• _EXERCISE AIM_
Collect all lines containing the word "source" from the data.

--- BEGIN ---

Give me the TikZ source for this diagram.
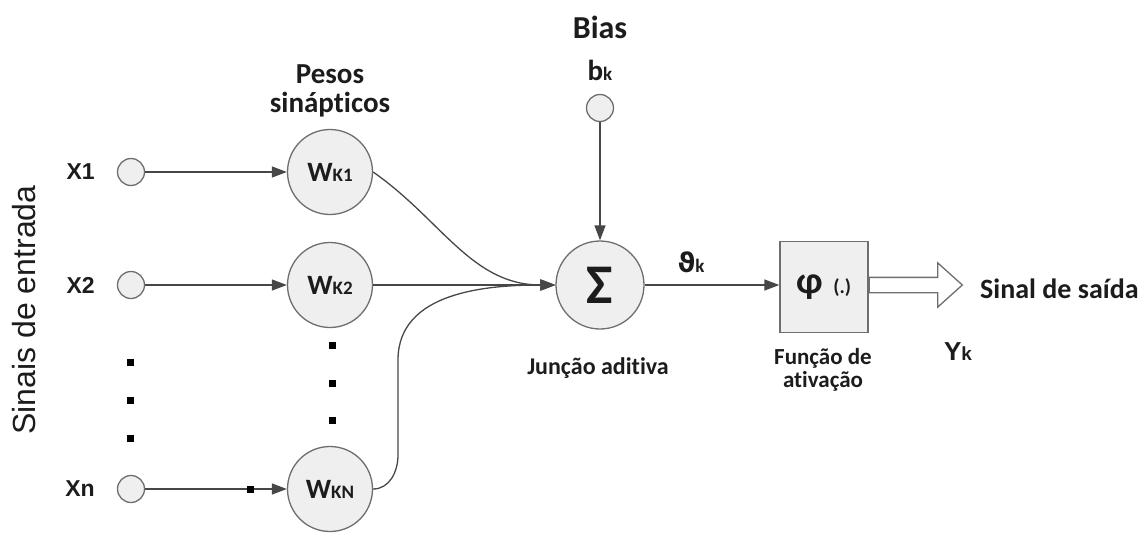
\documentclass[tikz,border=0pt]{standalone}
\usepackage{fontspec}
\setmainfont[Ligatures=NoCommon]{Carlito}
\newfontfamily\arialfont{Liberation Sans}
\newfontfamily\symfont{DejaVu Sans}
\usetikzlibrary{arrows.meta,shapes.arrows,positioning}
\definecolor{linegray}{HTML}{474747}
\definecolor{rimgray}{HTML}{6E6E6E}
\definecolor{bodygray}{HTML}{EFEFEF}
\definecolor{inkgray}{HTML}{1C1C1C}
\newcommand{\fsz}[1]{\fontsize{#1}{#1}\selectfont}
\newcommand{\sml}[1]{{\fsz{19}#1}}
\tikzstyle{input}=[circle,draw=rimgray,line width=1.3pt,fill=bodygray,minimum size=27pt,inner sep=0pt]
\tikzstyle{neuron}=[circle,draw=rimgray,line width=1.3pt,fill=bodygray,minimum size=85pt,inner sep=0pt,text=inkgray,font=\fsz{28}\bfseries]
\tikzstyle{edge}=[draw,linegray,line width=1.3pt,-{Triangle[length=15pt,width=11pt]}]
\tikzstyle{dot}=[fill=black,minimum size=7pt,inner sep=0pt]
\tikzstyle{lbl}=[inner sep=0pt,text=inkgray,font=\fsz{29}\bfseries]
\tikzstyle{xlbl}=[inner sep=0pt,text=inkgray,font=\arialfont\fsz{23}\bfseries]
\tikzstyle{small}=[inner sep=0pt,text=inkgray,font=\fsz{24}\bfseries,align=center]

\begin{document}
\begin{tikzpicture}[x=1pt,y=1pt]
    \useasboundingbox (0,0) rectangle (1146,-533);
    % Inputs and their labels
    \foreach \pos/ \name/ \txt in {{(131,-172)/x1/X1},{(131,-285)/x2/X2},{(131,-489)/xn/Xn}} {
        \node[input] (\name) at \pos {};
        \node[xlbl,left=22pt of \name] (l\name) {\txt};
    }

    % Synaptic weights
    \foreach \pos/ \name/ \idx in {{(330,-172)/w1/K1},{(330,-285)/w2/K2},{(330,-489)/wn/KN}}
        \node[neuron] (\name) at \pos {W\sml{\idx}};

    \foreach \source/ \dest in {x1/w1, x2/w2, xn/wn}
        \path[edge] (\source) -- (\dest);

    % Dots
    \foreach \pos/ \name in {{(130,-362)/da},{(130,-400)/db},{(130,-438)/dc},{(332,-345)/dd},{(332,-383)/de},{(332,-420)/df},{(250,-489)/dg}}
        \node[dot] (\name) at \pos {};

    % Summing junction and bias
    \node[neuron,minimum size=88pt] (sum) at (600,-285) {\fsz{56}\bfseries Σ};
    \node[input] (bias) at (600,-108) {};
    \node[lbl] (bk) at (600,-70) {b\sml{k}};
    \node[lbl,font=\fsz{32}\bfseries] (biastitle) at (600,-27) {Bias};
    \path[edge] (bias) -- (sum);

    \coordinate (bendlow) at (398,-455);
    \coordinate (bendhigh) at (398,-360);
    \path[edge] (w1.east) to[out=-35,in=180] (sum.west);
    \path[edge] (w2) -- (sum);
    \path[edge] (wn.east) to[out=0,in=-90] (bendlow) -- (bendhigh) to[out=90,in=180] (sum.west);

    % Activation
    \node[draw=rimgray,line width=1.3pt,fill=bodygray,minimum width=88pt,minimum height=91pt,text=inkgray] (act) at (824,-287)
        {\fsz{38}\bfseries φ\hspace{10pt}\fsz{20}(.)};
    \path[edge] (sum.east) -- (sum.east -| act.west);
    \node[draw=rimgray,line width=1.3pt,fill=white,single arrow,anchor=tail,minimum height=93pt,inner sep=7pt,
        single arrow head extend=14.5pt,single arrow tip angle=84] (out) at (sum -| act.east) {};

    % Labels
    \node[lbl] (theta) at (691,-262) {{\symfont\fsz{27}\bfseries ϑ}\sml{k}};
    \node[lbl,font=\fsz{28}\bfseries,anchor=base west] (saida) at (980,-298) {Sinal de saída};
    \node[lbl,font=\arialfont\fsz{26}\bfseries] (yk) at (958,-352) {Y\sml{k}};
    \node[small] (juncao) at (598,-368) {Junção aditiva};
    \node[small,font=\fsz{23}\bfseries] (funcao) at (823,-370) {Função de\\ativação};
    \node[small,font=\fsz{29}\bfseries] (pesos) at (330,-91) {Pesos\\sinápticos};
    \node[inner sep=0pt,text=inkgray,rotate=90,font=\arialfont\fsz{32}] (entrada) at (24,-310) {Sinais de entrada};
\end{tikzpicture}
\end{document}
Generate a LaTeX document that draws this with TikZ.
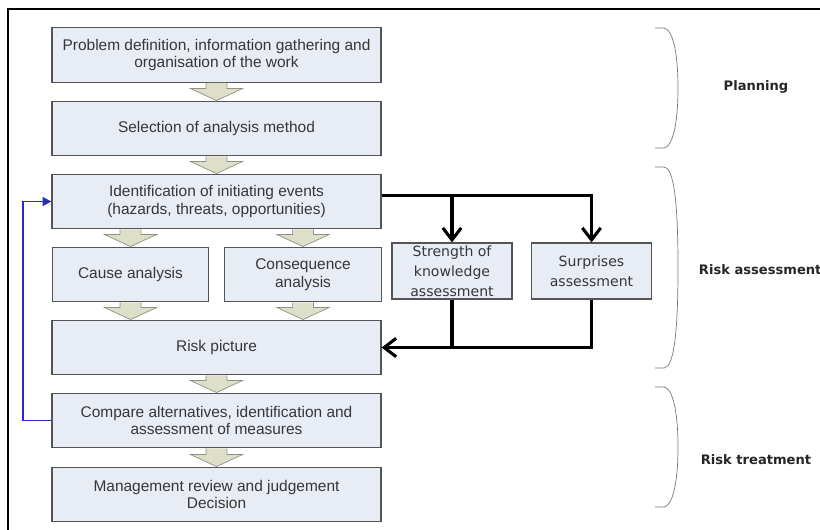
\documentclass[tikz,border=0pt]{standalone}
\usepackage{fontspec}
\setmainfont{Liberation Sans}
\newfontfamily\labelfont{DejaVu Sans}
\usepackage{tikz}
\usetikzlibrary{arrows.meta,calc}
\definecolor{boxfill}{RGB}{232,236,244}
\definecolor{boxline}{RGB}{85,85,85}
\definecolor{boxtext}{RGB}{55,55,55}
\definecolor{arrowfill}{RGB}{221,223,201}
\definecolor{arrowline}{RGB}{145,145,135}
\definecolor{loopblue}{RGB}{40,40,205}
\definecolor{bracegrey}{RGB}{120,120,120}
% grey block arrow between two stacked boxes (x of the upper box)
\newcommand{\blockdown}[2]{%
  \draw[blockarrow] let \p1=(#1.south), \p2=(#2.north) in
    (\x1-0.26cm,\y1) -- (\x1-0.26cm,\y2+0.3cm) -- (\x1-0.65cm,\y2+0.3cm)
    -- (\x1,\y2) -- (\x1+0.65cm,\y2+0.3cm) -- (\x1+0.26cm,\y2+0.3cm)
    -- (\x1+0.26cm,\y1);}
% same, but at the x of the lower box
\newcommand{\blockinto}[2]{%
  \draw[blockarrow] let \p1=(#2.north), \p2=(#1.south) in
    (\x1-0.26cm,\y2) -- (\x1-0.26cm,\y1+0.3cm) -- (\x1-0.65cm,\y1+0.3cm)
    -- (\x1,\y1) -- (\x1+0.65cm,\y1+0.3cm) -- (\x1+0.26cm,\y1+0.3cm)
    -- (\x1+0.26cm,\y2);}
% thin bracket on the right, from top y to bottom y (pixels)
\newcommand{\sidebracket}[2]{%
  \draw[bracket] (655,#1) -- (664,#1)
    .. controls (672,#1+1) and (678,#1+22) .. (678,{(#1+#2)/2})
    .. controls (678,#2-22) and (672,#2-1) .. (664,#2) -- (655,#2);}

\begin{document}
\begin{tikzpicture}[x=0.025cm,y=-0.025cm,
    every node/.style={font=\fontsize{11}{12.6}\selectfont},
    stagebox/.style={draw=boxline,fill=boxfill,line width=0.8pt,align=center,
      text=boxtext,inner sep=0pt,minimum width=8.225cm,minimum height=1.37cm},
    halfbox/.style={stagebox,minimum width=3.91cm},
    sidebox/.style={stagebox,minimum width=3cm,minimum height=1.4cm,
      font=\labelfont\fontsize{10}{14.2}\selectfont},
    blockarrow/.style={draw=arrowline,fill=arrowfill,line width=0.5pt,line join=miter},
    know/.style={line width=2.2pt,-{Straight Barb[length=3mm,width=4.6mm,line width=2.2pt]}},
    feedback/.style={draw=loopblue,line width=1.4pt,-{Triangle[length=2.2mm,width=2.2mm]}},
    bracket/.style={draw=bracegrey,line width=0.5pt},
    phase/.style={text=black!85,font=\labelfont\bfseries\fontsize{9.3}{11}\selectfont}]
  \clip (0,0) rectangle (820,529);
  \draw[line width=1.2pt] (8,9) rectangle (830,540);

  \node[stagebox] (prob) at (216.5,55)
    {Problem definition, information gathering and\\organisation of the work};
  \node[stagebox] (sel) at (216.5,128.5) {Selection of analysis method};
  \node[stagebox] (ident) at (216.5,201.5)
    {Identification of initiating events\\(hazards, threats, opportunities)};
  \node[halfbox] (cause) at (130.5,274.5) {Cause analysis};
  \node[halfbox] (cons) at (303,274.5) {Consequence\\analysis};
  \node[stagebox] (riskpic) at (216.5,347.5) {Risk picture};
  \node[stagebox] (cmp) at (216.5,420.5)
    {Compare alternatives, identification and\\assessment of measures};
  \node[stagebox] (mgmt) at (216.5,494.5)
    {Management review and judgement\\Decision};
  \node[sidebox] (sok) at (452,271) {Strength of\\knowledge\\assessment};
  \node[sidebox] (surp) at (591.5,271) {Surprises\\assessment};

  \blockdown{prob}{sel}
  \blockdown{sel}{ident}
  \blockinto{ident}{cause}
  \blockinto{ident}{cons}
  \blockdown{cause}{riskpic}
  \blockdown{cons}{riskpic}
  \blockdown{riskpic}{cmp}
  \blockdown{cmp}{mgmt}

  % knowledge and surprises branch
  \coordinate (tap) at ([yshift=0.15cm]ident.east);
  \draw[know] (tap) -| (surp.north);
  \draw[know] (tap -| sok.north) -- (sok.north);
  \draw[know] (surp.south) |- (riskpic.east);
  \draw[line width=2.2pt] (sok.south) -- (sok.south |- riskpic.east);

  % feedback loop
  \draw[feedback] (cmp.west) -- ++(-0.7cm,0) |- (ident.west);

  % phases
  \sidebracket{28}{148}
  \sidebracket{167}{368}
  \sidebracket{387}{507}
  \node[phase] (plan) at (756,87) {Planning};
  \node[phase,anchor=west] (assess) at (694,270) {Risk assessment};
  \node[phase] (treat) at (756,460) {Risk treatment};
\end{tikzpicture}
\end{document}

--- END ---

• _EXPECTED ANSWER_
Give me the TikZ source for this diagram.
    \foreach \source/ \dest in {x1/w1, x2/w2, xn/wn}
        \path[edge] (\source) -- (\dest);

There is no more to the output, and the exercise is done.